Ao contrário do que se possa pensar só na segunda metade do séc. XIX o Natal começou a tornar-se uma tradição cultural americana. Em especial devido aos imigrantes luteranos alemães que trouxeram consigo para a América tradições de Natal até aí desconhecidas como a árvore de Natal e a figura do Pai Natal.
Segundo Daniel K. Williams, autor e professor de história na University of West Georgia, foram os unitarianos e os episcopais que criaram a tradição cristã do Natal na Nova Inglaterra. Já os puritanos opunham-se fortemente a essa evocação devido a considerarem não existir base bíblica para tal comemoração. A sua preocupação era organizar uma sociedade cuja legislação não violasse nada daquilo que a Bíblia dizia. A sua recusa centrava-se na ideia de que as Escrituras não mencionavam a celebração da Natividade nem uma época ou dia que tenha marcado o nascimento de Jesus de Nazaré.
Mas haviam outras razões. Não só a ligação das festividades ao catolicismo romano, mas também o facto de na Inglaterra do século XVII, o dia de Natal se ter tornado conhecido mais pelos excessos do álcool e do jogo do que por qualquer devoção religiosa. Mesmos depois da influência puritana se ter desvanecido os congregacionais da Nova Inglaterra mantiveram viva a prática puritana de não observar o Natal nas suas casas ou igrejas.
Também as principais correntes evangélicas do final do século XVIII e início do século XIX não mostraram interesse no feriado, pelo que as igrejas baptistas, metodistas e presbiterianas evitavam celebrar serviços religiosos alusivos à época natalícia.
Foram os episcopais que começaram a ornamentar com vegetação os seus templos e a celebrar o Natal com serviços religiosos alegres, o que contagiou os congregacionais. A linha mais evangélica que sentia com desconforto os excessos da celebração natalícia resolveu então passar a celebrar a quadra mas de forma mais centrada no evangelho, à boleia da influência de Charles Dickens, um popular autor britânico que tinha escrito A Christmas Carol, onde retratava o feriado como uma época em que o velho avarento Ebenezer Scrooge havia descoberto a alegria da generosidade.
Educado na Igreja de Inglaterra, Dickens aproximou-se em adulto dos unitaristas, que acreditavam na reforma moral através do esforço humano e olhavam o Natal como uma oportunidade para unir os cristãos e encorajar atitudes construtivas que haviam de melhorar as relações sociais. O escritor, que simpatizava com a dimensão humanitária do ministério público de Jesus Cristo, utilizou então a ficção nesse sentido.

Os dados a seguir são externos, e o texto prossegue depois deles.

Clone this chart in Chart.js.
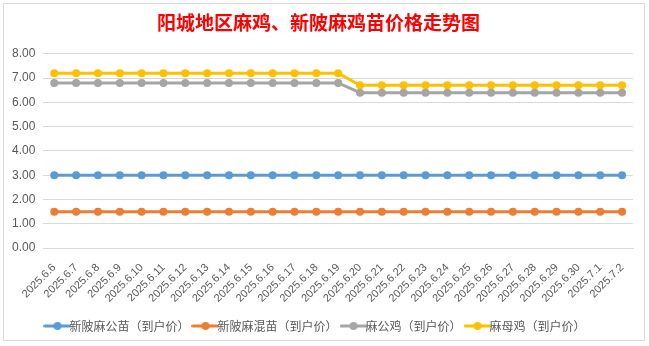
<!DOCTYPE html>
<html><head><meta charset="utf-8">
<script src="https://cdn.jsdelivr.net/npm/chart.js@4"></script>
<style>
html,body{margin:0;padding:0;background:#fff;}
#wrap{position:absolute;left:3px;top:3px;width:642px;height:338px;border:1px solid #d9d9d9;box-sizing:border-box;background:#fff;}
#c{position:absolute;left:0;top:0;}
</style></head><body>
<div id="wrap"></div>
<canvas id="c" width="649" height="346"></canvas>
<script>
const categories = ["2025.6.6","2025.6.7","2025.6.8","2025.6.9","2025.6.10","2025.6.11","2025.6.12","2025.6.13","2025.6.14","2025.6.15","2025.6.16","2025.6.17","2025.6.18","2025.6.19","2025.6.20","2025.6.21","2025.6.22","2025.6.23","2025.6.24","2025.6.25","2025.6.26","2025.6.27","2025.6.28","2025.6.29","2025.6.30","2025.7.1","2025.7.2"];
const gongMiao = [3,3,3,3,3,3,3,3,3,3,3,3,3,3,3,3,3,3,3,3,3,3,3,3,3,3,3];
const hunMiao = [1.5,1.5,1.5,1.5,1.5,1.5,1.5,1.5,1.5,1.5,1.5,1.5,1.5,1.5,1.5,1.5,1.5,1.5,1.5,1.5,1.5,1.5,1.5,1.5,1.5,1.5,1.5];
const gongJi = [6.8,6.8,6.8,6.8,6.8,6.8,6.8,6.8,6.8,6.8,6.8,6.8,6.8,6.8,6.4,6.4,6.4,6.4,6.4,6.4,6.4,6.4,6.4,6.4,6.4,6.4,6.4];
const muJi = [7.2,7.2,7.2,7.2,7.2,7.2,7.2,7.2,7.2,7.2,7.2,7.2,7.2,7.2,6.7,6.7,6.7,6.7,6.7,6.7,6.7,6.7,6.7,6.7,6.7,6.7,6.7];
const seriesNames = ["新陂麻公苗（到户价）","新陂麻混苗（到户价）","麻公鸡（到户价）","麻母鸡（到户价）"];
const titleText = "阳城地区麻鸡、新陂麻鸡苗价格走势图";

const colors = ["#5b9bd5","#ed7d31","#a5a5a5","#ffc000"];
function marker(col){
  const cv=document.createElement('canvas');cv.width=28;cv.height=10;
  const g=cv.getContext('2d');
  g.strokeStyle=col;g.lineWidth=3;g.lineCap='round';
  g.beginPath();g.moveTo(1.5,5);g.lineTo(26.5,5);g.stroke();
  g.fillStyle=col;g.beginPath();g.arc(14,5,4,0,Math.PI*2);g.fill();
  return cv;
}
const markers = colors.map(marker);
const data = [gongMiao,hunMiao,gongJi,muJi];
new Chart(document.getElementById('c'),{
  type:'line',
  data:{labels:categories,datasets:data.map((d,i)=>({
    label:seriesNames[i],data:d,borderColor:colors[i],backgroundColor:colors[i],
    borderWidth:3,pointRadius:4,pointHoverRadius:4,pointBackgroundColor:colors[i],pointBorderWidth:0,tension:0
  }))},
  options:{
    responsive:false,animation:false,
    layout:{padding:{left:4,right:16,top:4,bottom:4}},
    plugins:{
      title:{display:true,text:titleText,color:'#ff0000',font:{size:19,weight:'bold',family:"'Noto Sans CJK SC', serif"},padding:{top:7,bottom:20}},
      legend:{position:'bottom',labels:{usePointStyle:true,boxWidth:28,color:'#595959',font:{size:12,family:"'Noto Sans CJK SC'"},padding:10,
        generateLabels:(chart)=>chart.data.datasets.map((ds,i)=>({text:ds.label,pointStyle:markers[i],fillStyle:colors[i],strokeStyle:colors[i],lineWidth:0,datasetIndex:i,hidden:false,fontColor:'#595959'}))}},
      tooltip:{enabled:false}
    },
    scales:{
      x:{offset:true,grid:{display:false},border:{color:'#d9d9d9'},
        ticks:{minRotation:45,maxRotation:45,autoSkip:false,color:'#595959',font:{size:11,family:"'Liberation Sans', Arial"},padding:5}},
      y:{min:0,max:8,grid:{color:'#d9d9d9',drawTicks:false},border:{display:false},
        ticks:{stepSize:1,color:'#595959',padding:8,font:{size:12,family:"'Liberation Sans', Arial"},callback:v=>v.toFixed(2)}}
    }
  }
});
</script></body></html>
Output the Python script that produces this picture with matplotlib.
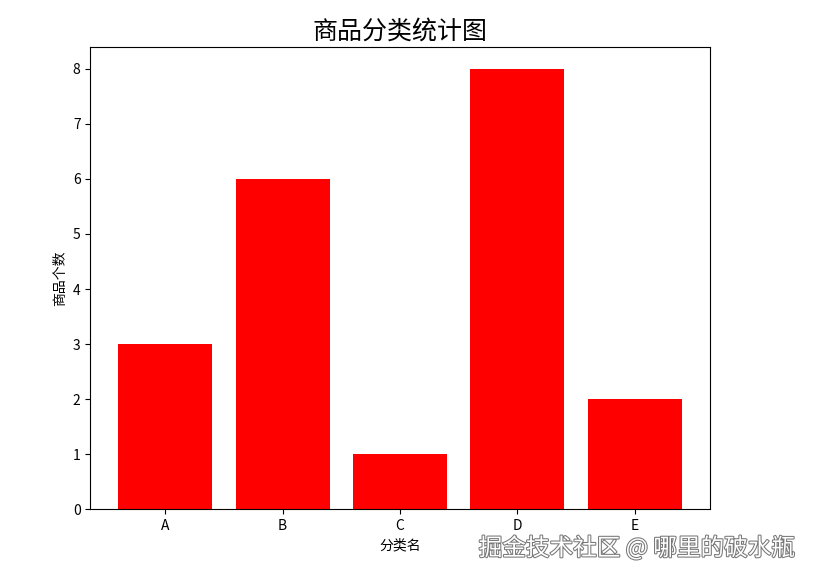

Segundo a revista Christianity Today, em A Christmas Carol “Scrooge experimenta o que equivale a uma conversão unitarista de Natal: torna-se um homem melhor. Se Jesus é necessário para tal conversão, ele é necessário apenas como um exemplo moral inspirador da possibilidade humana, não como um salvador expiatório. Afinal de contas, os unitaristas não aceitavam a ideia da expiação substitutiva e também rejeitavam a ideia da divindade de Jesus e todos os aspectos da teologia trinitária. No entanto, muitos tornaram-se defensores apaixonados do Natal em meados do séc. XIX porque viram no feriado uma história do amor de Deus pelo mundo e a esperança optimista da fraternidade humana universal”.
Afinal terá sido Dickens quem, à sua maneira, contribuiu decisivamente para que o Natal passasse a ser celebrado e o Menino Jesus começasse a ter direito à sua festa de aniversário nos Estados Unidos. Era necessário criar uma nova tradição de sentido religioso e ligada à família. No início do séc. XIX episcopais e unitaristas procuravam uma alternativa ao puritanismo calvinista, de modo a tornar o Natal mais universal como universal era a oferta de salvação de Deus.
Então o Natal passou a ser uma época de alegria mais ou menos como o conhecemos hoje, tirando os excessos mercantilistas, com toda a sua estética musical, familiar, fraterna, de aproximação e encontro, incluindo os artefactos decorativos e a simbólica, em vez de um exercício de reflexão sobre a condição decaída e pecaminosa da humanidade. Mas ao longo do século passado a celebração do Natal perdeu quase completamente qualquer sentido religioso nos Estados Unidos e no mundo.